## Task description
Write out the full set of records exactly. Any pictures in them do not belong in the copy.

## Input records
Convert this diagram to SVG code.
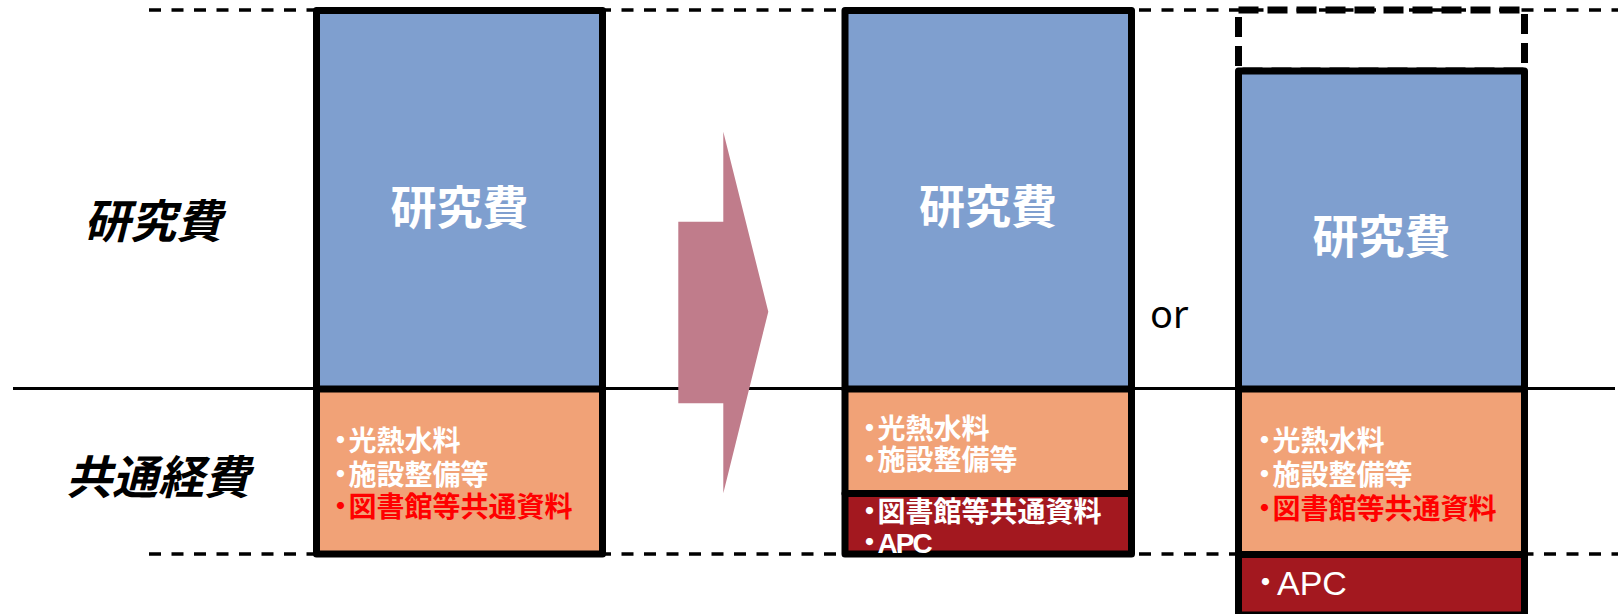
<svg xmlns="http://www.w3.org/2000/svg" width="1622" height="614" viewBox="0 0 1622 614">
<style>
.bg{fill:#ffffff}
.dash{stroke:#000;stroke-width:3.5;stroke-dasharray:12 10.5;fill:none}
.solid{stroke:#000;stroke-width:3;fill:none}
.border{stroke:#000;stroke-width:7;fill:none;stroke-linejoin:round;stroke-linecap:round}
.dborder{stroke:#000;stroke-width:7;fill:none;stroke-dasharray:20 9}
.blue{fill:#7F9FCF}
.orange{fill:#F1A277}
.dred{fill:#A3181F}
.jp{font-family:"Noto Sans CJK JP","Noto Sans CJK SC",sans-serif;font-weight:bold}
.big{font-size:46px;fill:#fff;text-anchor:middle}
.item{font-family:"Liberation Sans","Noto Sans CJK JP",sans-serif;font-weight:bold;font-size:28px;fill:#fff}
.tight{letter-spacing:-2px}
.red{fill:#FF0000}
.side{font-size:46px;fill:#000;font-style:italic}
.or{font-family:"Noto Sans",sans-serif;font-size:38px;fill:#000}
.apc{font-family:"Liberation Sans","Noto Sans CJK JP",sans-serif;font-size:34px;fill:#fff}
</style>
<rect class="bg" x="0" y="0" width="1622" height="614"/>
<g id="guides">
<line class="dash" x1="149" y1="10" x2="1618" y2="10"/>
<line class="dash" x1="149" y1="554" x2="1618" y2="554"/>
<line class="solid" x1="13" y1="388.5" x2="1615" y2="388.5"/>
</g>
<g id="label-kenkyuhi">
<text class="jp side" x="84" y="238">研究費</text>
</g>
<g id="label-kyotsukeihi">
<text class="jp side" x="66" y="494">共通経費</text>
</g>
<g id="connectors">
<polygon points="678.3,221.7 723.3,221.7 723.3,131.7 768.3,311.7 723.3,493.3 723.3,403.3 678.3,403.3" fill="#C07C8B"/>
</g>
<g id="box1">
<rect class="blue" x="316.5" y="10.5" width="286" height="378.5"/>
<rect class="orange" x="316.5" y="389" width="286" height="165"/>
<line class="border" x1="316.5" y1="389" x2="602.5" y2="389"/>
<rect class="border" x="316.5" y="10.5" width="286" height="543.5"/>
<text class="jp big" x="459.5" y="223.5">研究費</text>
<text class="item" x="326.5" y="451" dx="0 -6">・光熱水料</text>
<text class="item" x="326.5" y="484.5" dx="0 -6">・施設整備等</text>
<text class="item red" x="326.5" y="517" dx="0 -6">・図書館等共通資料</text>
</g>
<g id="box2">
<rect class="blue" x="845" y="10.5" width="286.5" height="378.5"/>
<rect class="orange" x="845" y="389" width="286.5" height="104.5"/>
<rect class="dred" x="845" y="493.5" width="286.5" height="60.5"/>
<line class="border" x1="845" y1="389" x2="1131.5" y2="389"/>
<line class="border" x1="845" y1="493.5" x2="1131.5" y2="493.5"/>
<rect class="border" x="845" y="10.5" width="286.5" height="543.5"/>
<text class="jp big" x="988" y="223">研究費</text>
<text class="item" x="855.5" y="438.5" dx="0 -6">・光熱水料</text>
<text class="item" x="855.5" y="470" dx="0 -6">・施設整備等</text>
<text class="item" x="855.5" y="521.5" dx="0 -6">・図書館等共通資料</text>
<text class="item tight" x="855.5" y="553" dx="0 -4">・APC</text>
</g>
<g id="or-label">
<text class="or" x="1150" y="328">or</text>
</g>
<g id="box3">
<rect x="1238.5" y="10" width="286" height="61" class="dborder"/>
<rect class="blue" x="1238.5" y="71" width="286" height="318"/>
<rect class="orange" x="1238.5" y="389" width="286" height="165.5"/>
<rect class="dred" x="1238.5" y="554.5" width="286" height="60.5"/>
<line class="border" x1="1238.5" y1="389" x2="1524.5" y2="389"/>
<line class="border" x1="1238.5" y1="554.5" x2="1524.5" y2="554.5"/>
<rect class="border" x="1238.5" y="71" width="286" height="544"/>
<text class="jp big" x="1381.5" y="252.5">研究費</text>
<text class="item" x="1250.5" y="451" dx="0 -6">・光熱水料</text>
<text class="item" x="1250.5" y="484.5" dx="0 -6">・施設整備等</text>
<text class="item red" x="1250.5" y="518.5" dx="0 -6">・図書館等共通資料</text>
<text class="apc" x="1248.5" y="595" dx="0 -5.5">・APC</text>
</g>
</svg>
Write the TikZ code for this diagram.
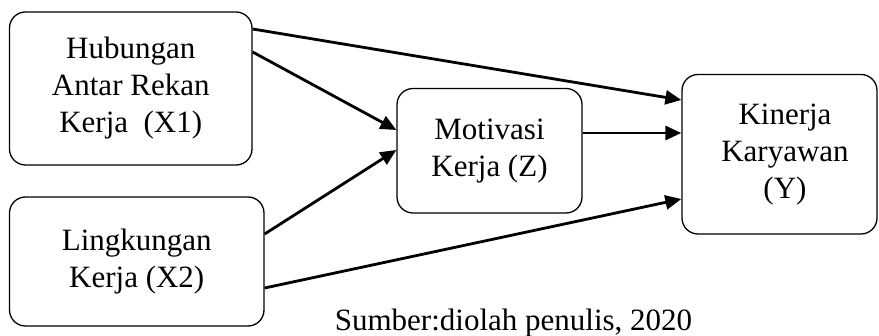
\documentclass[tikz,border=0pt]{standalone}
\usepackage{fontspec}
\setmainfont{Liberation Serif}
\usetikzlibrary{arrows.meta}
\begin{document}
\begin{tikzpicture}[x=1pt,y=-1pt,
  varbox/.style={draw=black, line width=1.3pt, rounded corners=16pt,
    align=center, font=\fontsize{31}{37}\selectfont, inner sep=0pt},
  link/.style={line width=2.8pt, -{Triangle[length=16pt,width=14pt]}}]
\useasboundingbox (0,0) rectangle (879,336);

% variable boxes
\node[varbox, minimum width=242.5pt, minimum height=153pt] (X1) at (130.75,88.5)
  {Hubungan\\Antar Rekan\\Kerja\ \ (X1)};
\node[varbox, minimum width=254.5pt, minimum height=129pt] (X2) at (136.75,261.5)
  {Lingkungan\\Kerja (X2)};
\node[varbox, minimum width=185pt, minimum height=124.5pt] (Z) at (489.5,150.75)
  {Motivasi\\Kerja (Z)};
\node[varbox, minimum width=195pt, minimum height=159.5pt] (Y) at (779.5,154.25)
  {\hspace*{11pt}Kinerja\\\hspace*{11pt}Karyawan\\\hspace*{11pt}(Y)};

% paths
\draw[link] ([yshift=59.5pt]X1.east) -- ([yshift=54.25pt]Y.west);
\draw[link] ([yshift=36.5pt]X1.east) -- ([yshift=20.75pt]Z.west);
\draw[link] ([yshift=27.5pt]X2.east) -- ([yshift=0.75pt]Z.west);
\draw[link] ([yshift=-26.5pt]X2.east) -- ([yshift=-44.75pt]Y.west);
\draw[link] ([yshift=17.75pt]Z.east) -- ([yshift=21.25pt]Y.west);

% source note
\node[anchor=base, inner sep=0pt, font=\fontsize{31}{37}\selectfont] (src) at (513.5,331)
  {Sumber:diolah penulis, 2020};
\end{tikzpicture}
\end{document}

## Answer below
Convert this diagram to SVG code.
<svg xmlns="http://www.w3.org/2000/svg" width="1622" height="614" viewBox="0 0 1622 614">
<style>
.bg{fill:#ffffff}
.dash{stroke:#000;stroke-width:3.5;stroke-dasharray:12 10.5;fill:none}
.solid{stroke:#000;stroke-width:3;fill:none}
.border{stroke:#000;stroke-width:7;fill:none;stroke-linejoin:round;stroke-linecap:round}
.dborder{stroke:#000;stroke-width:7;fill:none;stroke-dasharray:20 9}
.blue{fill:#7F9FCF}
.orange{fill:#F1A277}
.dred{fill:#A3181F}
.jp{font-family:"Noto Sans CJK JP","Noto Sans CJK SC",sans-serif;font-weight:bold}
.big{font-size:46px;fill:#fff;text-anchor:middle}
.item{font-family:"Liberation Sans","Noto Sans CJK JP",sans-serif;font-weight:bold;font-size:28px;fill:#fff}
.tight{letter-spacing:-2px}
.red{fill:#FF0000}
.side{font-size:46px;fill:#000;font-style:italic}
.or{font-family:"Noto Sans",sans-serif;font-size:38px;fill:#000}
.apc{font-family:"Liberation Sans","Noto Sans CJK JP",sans-serif;font-size:34px;fill:#fff}
</style>
<rect class="bg" x="0" y="0" width="1622" height="614"/>
<g id="guides">
<line class="dash" x1="149" y1="10" x2="1618" y2="10"/>
<line class="dash" x1="149" y1="554" x2="1618" y2="554"/>
<line class="solid" x1="13" y1="388.5" x2="1615" y2="388.5"/>
</g>
<g id="label-kenkyuhi">
<text class="jp side" x="84" y="238">研究費</text>
</g>
<g id="label-kyotsukeihi">
<text class="jp side" x="66" y="494">共通経費</text>
</g>
<g id="connectors">
<polygon points="678.3,221.7 723.3,221.7 723.3,131.7 768.3,311.7 723.3,493.3 723.3,403.3 678.3,403.3" fill="#C07C8B"/>
</g>
<g id="box1">
<rect class="blue" x="316.5" y="10.5" width="286" height="378.5"/>
<rect class="orange" x="316.5" y="389" width="286" height="165"/>
<line class="border" x1="316.5" y1="389" x2="602.5" y2="389"/>
<rect class="border" x="316.5" y="10.5" width="286" height="543.5"/>
<text class="jp big" x="459.5" y="223.5">研究費</text>
<text class="item" x="326.5" y="451" dx="0 -6">・光熱水料</text>
<text class="item" x="326.5" y="484.5" dx="0 -6">・施設整備等</text>
<text class="item red" x="326.5" y="517" dx="0 -6">・図書館等共通資料</text>
</g>
<g id="box2">
<rect class="blue" x="845" y="10.5" width="286.5" height="378.5"/>
<rect class="orange" x="845" y="389" width="286.5" height="104.5"/>
<rect class="dred" x="845" y="493.5" width="286.5" height="60.5"/>
<line class="border" x1="845" y1="389" x2="1131.5" y2="389"/>
<line class="border" x1="845" y1="493.5" x2="1131.5" y2="493.5"/>
<rect class="border" x="845" y="10.5" width="286.5" height="543.5"/>
<text class="jp big" x="988" y="223">研究費</text>
<text class="item" x="855.5" y="438.5" dx="0 -6">・光熱水料</text>
<text class="item" x="855.5" y="470" dx="0 -6">・施設整備等</text>
<text class="item" x="855.5" y="521.5" dx="0 -6">・図書館等共通資料</text>
<text class="item tight" x="855.5" y="553" dx="0 -4">・APC</text>
</g>
<g id="or-label">
<text class="or" x="1150" y="328">or</text>
</g>
<g id="box3">
<rect x="1238.5" y="10" width="286" height="61" class="dborder"/>
<rect class="blue" x="1238.5" y="71" width="286" height="318"/>
<rect class="orange" x="1238.5" y="389" width="286" height="165.5"/>
<rect class="dred" x="1238.5" y="554.5" width="286" height="60.5"/>
<line class="border" x1="1238.5" y1="389" x2="1524.5" y2="389"/>
<line class="border" x1="1238.5" y1="554.5" x2="1524.5" y2="554.5"/>
<rect class="border" x="1238.5" y="71" width="286" height="544"/>
<text class="jp big" x="1381.5" y="252.5">研究費</text>
<text class="item" x="1250.5" y="451" dx="0 -6">・光熱水料</text>
<text class="item" x="1250.5" y="484.5" dx="0 -6">・施設整備等</text>
<text class="item red" x="1250.5" y="518.5" dx="0 -6">・図書館等共通資料</text>
<text class="apc" x="1248.5" y="595" dx="0 -5.5">・APC</text>
</g>
</svg>
Write the TikZ code for this diagram.
\documentclass[tikz,border=0pt]{standalone}
\usepackage{fontspec}
\setmainfont{Liberation Serif}
\usetikzlibrary{arrows.meta}
\begin{document}
\begin{tikzpicture}[x=1pt,y=-1pt,
  varbox/.style={draw=black, line width=1.3pt, rounded corners=16pt,
    align=center, font=\fontsize{31}{37}\selectfont, inner sep=0pt},
  link/.style={line width=2.8pt, -{Triangle[length=16pt,width=14pt]}}]
\useasboundingbox (0,0) rectangle (879,336);

% variable boxes
\node[varbox, minimum width=242.5pt, minimum height=153pt] (X1) at (130.75,88.5)
  {Hubungan\\Antar Rekan\\Kerja\ \ (X1)};
\node[varbox, minimum width=254.5pt, minimum height=129pt] (X2) at (136.75,261.5)
  {Lingkungan\\Kerja (X2)};
\node[varbox, minimum width=185pt, minimum height=124.5pt] (Z) at (489.5,150.75)
  {Motivasi\\Kerja (Z)};
\node[varbox, minimum width=195pt, minimum height=159.5pt] (Y) at (779.5,154.25)
  {\hspace*{11pt}Kinerja\\\hspace*{11pt}Karyawan\\\hspace*{11pt}(Y)};

% paths
\draw[link] ([yshift=59.5pt]X1.east) -- ([yshift=54.25pt]Y.west);
\draw[link] ([yshift=36.5pt]X1.east) -- ([yshift=20.75pt]Z.west);
\draw[link] ([yshift=27.5pt]X2.east) -- ([yshift=0.75pt]Z.west);
\draw[link] ([yshift=-26.5pt]X2.east) -- ([yshift=-44.75pt]Y.west);
\draw[link] ([yshift=17.75pt]Z.east) -- ([yshift=21.25pt]Y.west);

% source note
\node[anchor=base, inner sep=0pt, font=\fontsize{31}{37}\selectfont] (src) at (513.5,331)
  {Sumber:diolah penulis, 2020};
\end{tikzpicture}
\end{document}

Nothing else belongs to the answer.